In Lyon, gastronomy is sacred. Among the range of specialties, praline has become one of the most famous over the years. These pink pebbles are made from roasted almonds surrounded by sugar. “To make it, you need to roast almonds or hazelnuts,
depending on what you prefer to work with," advises Pierre Bricotte of Dragées Blanc et Llopis, a confectionery company founded in the 1950s. Next, melt sugar, water and glucose. Everything is then mixed together.” The confectionery is used to garnish various pastry and bakery products, including the famous praline tart. The latter is made using a mixture of cream and pink pralines, placed on a sablé dough base.

A debate on the origins of the praline tart

To retrace the history of this dessert, we first need to understand the origins of praline. It is said to have been invented by Clément Jaluzot in the 17th century, who was the chef to Duke César de Choiseul, Count of Plessis-Praslin, in Montargis, Loiret. Upon tasting roasted almonds and caramelized sugar separately, he came up with the idea of combining these flavors. His creation was a hit, and the pralines were served at an important dinner, organized by Duke César de Choiseul.

Praline is thought to have been invented in the 17 century by Clément Jaluzot

When asked by his guests about the origin of these sweets, the Count takes credit for the discovery, claiming that he is the inventor of pralines, basing the spelling on his name. A little later, Clément Jaluzot got his revenge by opening his confectionery, where he made these small coated almonds. Years later, in 1903, it was bought by Léon Mazet, who took over the recipe for Montargis pralines. These are still manufactured by the business today. In the 20th century, praline made its mark in Lyon and the surrounding area.

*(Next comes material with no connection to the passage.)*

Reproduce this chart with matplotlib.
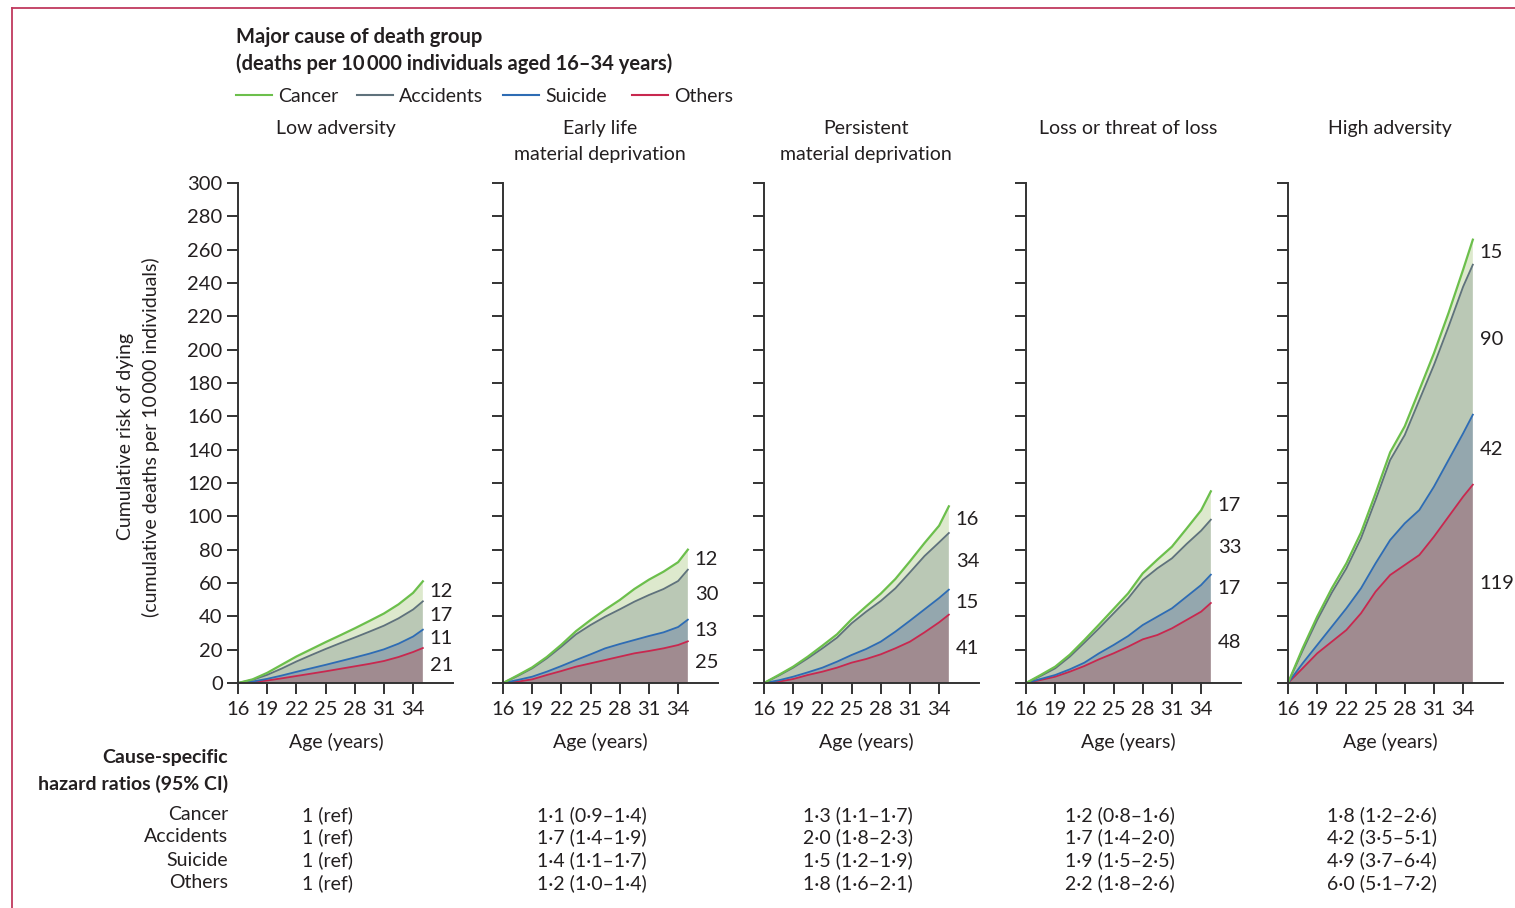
import numpy as np
import matplotlib.pyplot as plt
from matplotlib.lines import Line2D

plt.rcParams['font.family'] = ['Lato', 'DejaVu Sans']

W, H = 1515, 908

# ages at which the cumulative curves are read
ages = [16, 17.5, 19, 20.5, 22, 23.5, 25, 26.5, 28, 29.5, 31, 32.5, 34, 35]

panel_titles = ['Low adversity', 'Early life\nmaterial deprivation',
                'Persistent\nmaterial deprivation', 'Loss or threat of loss',
                'High adversity']

# cumulative deaths per 10 000 by cause (one list per adversity group)
others = [
    [0, 0.5, 1.5, 2.8, 4.2, 5.6, 7.0, 8.5, 10.0, 11.5, 13.2, 15.6, 18.6, 21],
    [0, 0.8, 2.2, 4.8, 7.2, 9.8, 11.8, 13.8, 15.8, 17.8, 19.2, 20.8, 22.8, 25],
    [0, 0.8, 2.4, 4.8, 6.8, 9.2, 12.2, 14.4, 17.2, 20.8, 24.8, 30.4, 36.4, 41],
    [0, 1.8, 3.8, 6.8, 10.2, 14.2, 17.8, 21.8, 26.2, 28.8, 32.8, 37.8, 42.8, 48],
    [0, 8.8, 17.8, 24.8, 31.8, 41.8, 54.8, 64.8, 70.8, 76.8, 87.8, 99.8, 111.8, 119],
]
suicide = [
    [0, 0.4, 1.0, 1.7, 2.5, 3.2, 3.9, 4.6, 5.3, 6.1, 7.0, 8.0, 9.3, 11],
    [0, 1.0, 1.6, 2.0, 3.0, 4.0, 5.4, 7.0, 7.6, 8.0, 9.0, 9.6, 10.8, 13],
    [0, 0.8, 1.4, 1.6, 2.4, 3.6, 4.6, 6.0, 7.6, 10.0, 12.6, 13.8, 14.6, 15],
    [0, 0.6, 1.0, 1.4, 2.0, 3.6, 5.0, 6.4, 8.6, 11.0, 12.0, 14.0, 16.0, 17],
    [0, 3.0, 5.0, 9.0, 13.0, 15.0, 17.0, 21.0, 25.0, 27.0, 30.0, 34.0, 38.0, 42],
]
accidents = [
    [0, 1.0, 2.4, 4.2, 6.2, 7.9, 9.5, 10.8, 12.0, 13.2, 14.2, 15.2, 16.2, 17],
    [0, 2.4, 5.0, 8.0, 11.6, 15.4, 17.6, 19.0, 20.8, 23.0, 24.6, 26.0, 27.6, 30],
    [0, 2.8, 5.4, 8.4, 11.6, 14.4, 19.0, 22.4, 24.4, 26.0, 29.0, 32.0, 33.4, 34],
    [0, 1.8, 4.0, 7.6, 12.0, 15.0, 19.0, 22.6, 27.0, 29.0, 30.0, 31.6, 32.6, 33],
    [0, 7.6, 15.0, 20.4, 24.0, 30.0, 38.0, 48.0, 53.0, 66.0, 73.0, 80.0, 88.0, 90],
]
cancer = [
    [0, 0.3, 1.2, 2.3, 3.0, 3.5, 4.1, 4.7, 5.5, 6.4, 7.3, 8.4, 10.0, 12],
    [0, 0.4, 0.6, 0.8, 1.2, 1.9, 3.0, 4.2, 5.6, 7.6, 9.2, 10.4, 11.3, 12],
    [0, 0.4, 0.6, 1.0, 1.6, 2.0, 2.4, 3.2, 4.4, 5.6, 6.6, 7.8, 10.0, 16],
    [0, 0.6, 1.0, 1.2, 1.6, 2.2, 2.6, 3.0, 4.0, 5.2, 7.0, 9.2, 12.2, 17],
    [0, 1.4, 2.0, 2.6, 3.0, 3.4, 4.0, 4.6, 5.2, 6.0, 7.0, 8.2, 10.2, 15],
]

# cause-specific hazard ratios (95% CI)
hr_cancer = ['1 (ref)', '1\u00b71 (0\u00b79\u20131\u00b74)', '1\u00b73 (1\u00b71\u20131\u00b77)',
             '1\u00b72 (0\u00b78\u20131\u00b76)', '1\u00b78 (1\u00b72\u20132\u00b76)']
hr_accidents = ['1 (ref)', '1\u00b77 (1\u00b74\u20131\u00b79)', '2\u00b70 (1\u00b78\u20132\u00b73)',
                '1\u00b77 (1\u00b74\u20132\u00b70)', '4\u00b72 (3\u00b75\u20135\u00b71)']
hr_suicide = ['1 (ref)', '1\u00b74 (1\u00b71\u20131\u00b77)', '1\u00b75 (1\u00b72\u20131\u00b79)',
              '1\u00b79 (1\u00b75\u20132\u00b75)', '4\u00b79 (3\u00b77\u20136\u00b74)']
hr_others = ['1 (ref)', '1\u00b72 (1\u00b70\u20131\u00b74)', '1\u00b78 (1\u00b76\u20132\u00b71)',
             '2\u00b72 (1\u00b78\u20132\u00b76)', '6\u00b70 (5\u00b71\u20137\u00b72)']

cause_names = ['Cancer', 'Accidents', 'Suicide', 'Others']
line_colors = {'Cancer': '#6cbf4c', 'Accidents': '#5f727c',
               'Suicide': '#2e6cb4', 'Others': '#c8284f'}
fill_colors = {'Cancer': '#dde9cd', 'Accidents': '#bac8b5',
               'Suicide': '#94a7ae', 'Others': '#a08b90'}
txt = '#231f20'


def fx(x):
    return x / W


def fy(y):
    return 1 - y / H


fig = plt.figure(figsize=(W / 100, H / 100), dpi=100)

# frame lines at top and left
fig.add_artist(Line2D([fx(12), fx(12)], [0, fy(8)], color='#c0395e', lw=1.3))
fig.add_artist(Line2D([fx(12), 1], [fy(8), fy(8)], color='#c0395e', lw=1.3))

# heading and legend
fig.text(fx(236), fy(37), 'Major cause of death group', fontsize=14.5,
         fontweight='bold', color=txt, va='center')
fig.text(fx(236), fy(64), '(deaths per 10\u2009000 individuals aged 16\u201334 years)',
         fontsize=14.5, fontweight='bold', color=txt, va='center')
leg_x = [236, 357, 503, 632]
for name, x0 in zip(cause_names, leg_x):
    fig.add_artist(Line2D([fx(x0), fx(x0 + 36)], [fy(95), fy(95)],
                          color=line_colors[name], lw=1.5))
    fig.text(fx(x0 + 42), fy(96), name, fontsize=14, color=txt, va='center')

lefts = [238, 503, 764, 1026, 1288]
title_off = [98, 97, 102, 102, 102]

for i, left in enumerate(lefts):
    ax = fig.add_axes([fx(left), fy(683), 215 / W, 500 / H])
    x = np.array(ages)
    stack = [others[i], suicide[i], accidents[i], cancer[i]]
    names = ['Others', 'Suicide', 'Accidents', 'Cancer']
    ax.stackplot(x, *stack, colors=[fill_colors[n] for n in names], lw=0)
    cum = np.cumsum(np.array(stack), axis=0)
    for n, c in zip(names, cum):
        ax.plot(x, c, color=line_colors[n], lw=1.6 if n == 'Cancer' else 1.3,
                solid_joinstyle='round')

    # band sizes written beside the end of each curve
    prev = 0
    for c in cum:
        top = c[-1]
        ax.text(35.7, (prev + top) / 2, '%g' % (top - prev), fontsize=14.5,
                color=txt, va='center', ha='left')
        prev = top

    ax.set_xlim(16, 38.1)
    ax.set_ylim(0, 300)
    ax.set_xticks(range(16, 35, 3))
    ax.set_yticks(range(0, 301, 20))
    for s in ['top', 'right']:
        ax.spines[s].set_visible(False)
    for s in ['left', 'bottom']:
        ax.spines[s].set_color('#333333')
        ax.spines[s].set_linewidth(1.4)
    ax.tick_params(direction='out', length=8, width=1.4, color='#333333',
                   labelsize=14.5, labelcolor=txt)
    ax.tick_params(axis='x', pad=5)
    ax.tick_params(axis='y', pad=3)
    ax.set_facecolor('none')
    if i > 0:
        ax.set_yticklabels([])
    ax.text(title_off[i] / 215, -59 / 500, 'Age (years)', transform=ax.transAxes,
            fontsize=14, color=txt, ha='center', va='center')
    fig.text(fx(left + title_off[i]), fy(120), panel_titles[i], fontsize=14,
             color=txt, ha='center', va='top', linespacing=1.62)

    for row, vals in zip([815, 837, 860, 883],
                         [hr_cancer, hr_accidents, hr_suicide, hr_others]):
        fig.text(fx(left + title_off[i] - 8), fy(row), vals[i], fontsize=14,
                 color=txt, ha='center', va='center')

fig.text(fx(125), fy(437), 'Cumulative risk of dying', rotation=90,
         fontsize=14, color=txt, ha='center', va='center')
fig.text(fx(151), fy(437), '(cumulative deaths per 10\u2009000 individuals)',
         rotation=90, fontsize=14, color=txt, ha='center', va='center')

# hazard ratio table labels
fig.text(fx(228), fy(757), 'Cause-specific', fontsize=14, fontweight='bold',
         color=txt, ha='right', va='center')
fig.text(fx(228), fy(784), 'hazard ratios (95% CI)', fontsize=14,
         fontweight='bold', color=txt, ha='right', va='center')
for row, name in zip([815, 837, 860, 883], cause_names):
    fig.text(fx(228), fy(row), name, fontsize=14, color=txt, ha='right',
             va='center')

fig.savefig('out.png', dpi=100)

According to Maison Sève, the pink version of the confection was created by a confectioner in Champagne-au-Mont-d'Or, a town near Lyon. The village has many rose gardens, and the craftsman was inspired to create a new recipe that would appeal to Lyon's wealthy silk merchants on vacation. He gives the praline a pint tint, using the insect cochenille. Next, he decides to go one step further and develop a travel cake that his customers could take back to Lyon. And so the praline tart was born: a tart filled with crushed pink pralines. Years later, Richard and Gaëlle Sève bought this pastry shop. The couple found the copper mixer used to make pralines in the cellar of the store, and still use it today. To design his praline tart, Richard Sève based his recipe on the original, awarded the city's "Made in Lyon" label in 2024.

ChaudronpralinesA world of praline in Lyon

Since 2022, the praline has had its own World Cup. A competition for both professionals and apprentices is organized around this confectionery. This year, there were three categories: praline brioche, praline galette and praline tart. For the latter, Ernesto Sutter, a B.T.M. apprentice chocolatier-confectioner with Bruno Saladino in Lyon, won first prize, the praline d'or. “I wanted to revisit the textures of this specialty," says the student of Grenoble's Institut des Métiers et des Techniques. I wanted to have something creamy and melting, while keeping the crunchiness on top." To achieve this, he explains that he used homemade pralines, composed of half almonds and half sugar. "For this recipe, I think you have to really pay attention to the sugar, because there's already the sablé dough, to which we've just added a sweet filling, so you have to be careful to maintain the balance." For Pierre Bricotte, the quality of pralines is essential for this type of recipe. "You need high quality nuts and sugars. We use almonds from California, which are slightly sweet. For a tart, I recommend 30% almond praline. It has a light vanilla taste and crunch without being hard."

When it comes to preparing the tart, Ernesto Sutter recommends being cautious when baking the base: "If you want to put the tart back in the oven once you've added the filling, make sure the base isn’t completely cooked; on the other hand, if you're only going to bake it once, it should be well done." For the filling, you must be careful not to let the mixture stick, as this may alter the taste. “There is no universal technique," explains Ernesto Sutter. It also depends on individual taste.” While the praline tart remains an iconic dessert, this type of test shows that it can always be reinvented, without losing its essence.